Сын Александр (Максим Дмитроченков) – копия отца. Если в начале действия его грубость еще выглядит напускной, то к концу исчезают последние остатки стыда. Для него люди – лишь ступеньки, по которым он будет подниматься вверх, с легкостью перешагивая даже через родных и близких. Ведь там, впереди, желанная цель – деньги: «Нет, вы бросьте эти facons de parler... (церемонии, – В.Н.) Мне нужны деньги, а всё остальное, pardon, комедия!»
Если привычно делить героев на «плохих» и «хороших», то в этой пьесе граница вряд ли будет четкой. И тех, и других объединяет одно – безволие, бесхарактерность. Добро здесь несозидательно. Оно позволяет собой командовать. Брат Ивана – Яков (нар. арт.

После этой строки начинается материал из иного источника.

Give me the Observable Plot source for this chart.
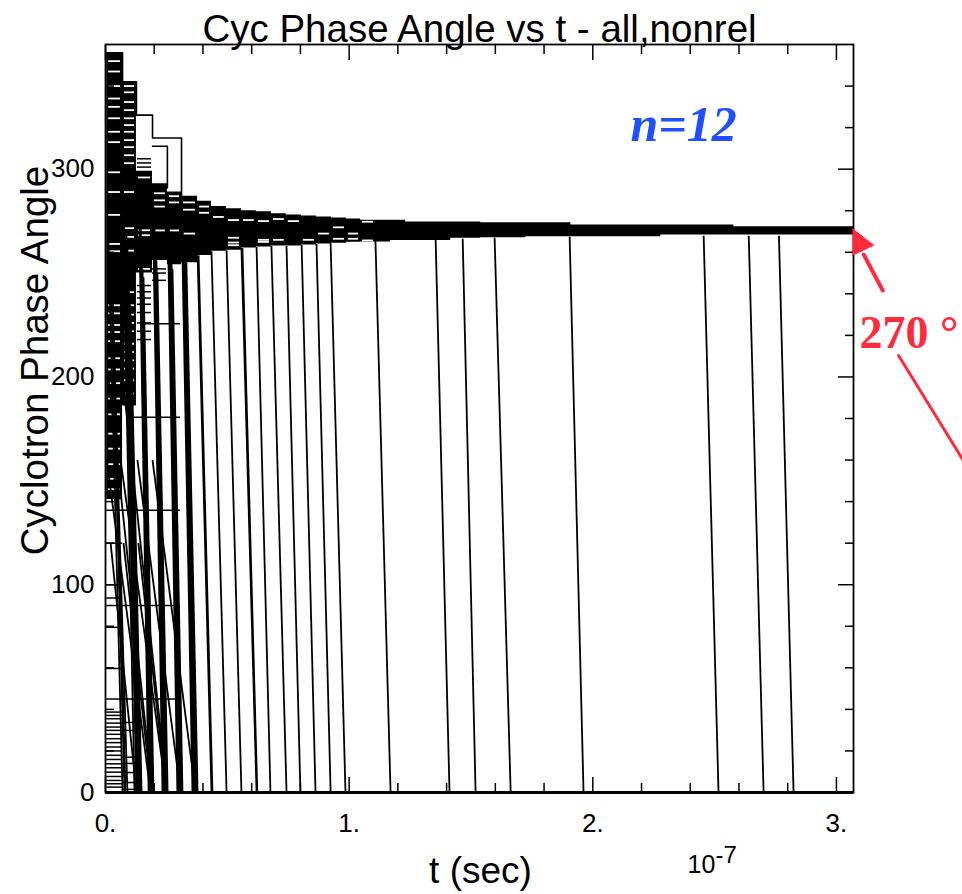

Сергей Леонтьев), за чей счет и живет семья Коломийцевых, – мягкий душевный человек. Но все его положительные качества капитулируют перед злом. Он болен, устал и все, о чем мечтает – покой. Он не договаривает, спасается в паузах, и, сталкиваясь с проблемами, предпочитает откупаться деньгами.
Также бессильна и Софья (Татьяна Петрова). Когда-то из двух братьев она предпочла Ивана, и, не сумев оградить детей от влияния отца, погубила этим выбором себя и своих детей. Теперь: покаянные монологи – это все, на что она способна. На сцене Софья сдержанна, роль наполнена внутренним движением. Об этом догадываешься по игре интонаций, срывающемуся голосу. Она искупает вину перед детьми своими муками: ведь в итоге ее ждет одиночество.
Как противопоставление ей – гордая, уверенная г-жа Соколова (Ирина Лавринова), мать юноши, ложно обвиненного Коломийцевым. Ее образ – упрек Софье, идеал, которого она никогда не достигнет. «Какая она величественная, а? Вот мать, да! – восхищается Петр. – Точно из другого мира».
Да, честь, порядочность, уважение, понимание – эти понятия из другого мира для этой семьи. Впрочем, а есть ли семья? На сцене – пустые рамки фотографий, пустой оклад иконы. Пустота. Холод. Разобщенность.
Художник спектакля, известный столичный театральный мастер Владимир Туркин, сталкивает на сцене семейное и историческое. Композиция не перегружена предметами: двери, стол, несколько стульев, кое-что из домашнего быта… Но ощущение трагизма, обреченности даже в этих простых вещах. Будто двери только и существуют для того, чтобы открыться и впустить смерть…
Умирает Яков. Рушится последний столп, державший семью. Стервятники расправляют крылья. Иван, пытаясь еще играть роль отца, судорожно цепляется за слово «дети». Но слова уходят в пустоту, утыкаются в спины. История вынесла свой приговор.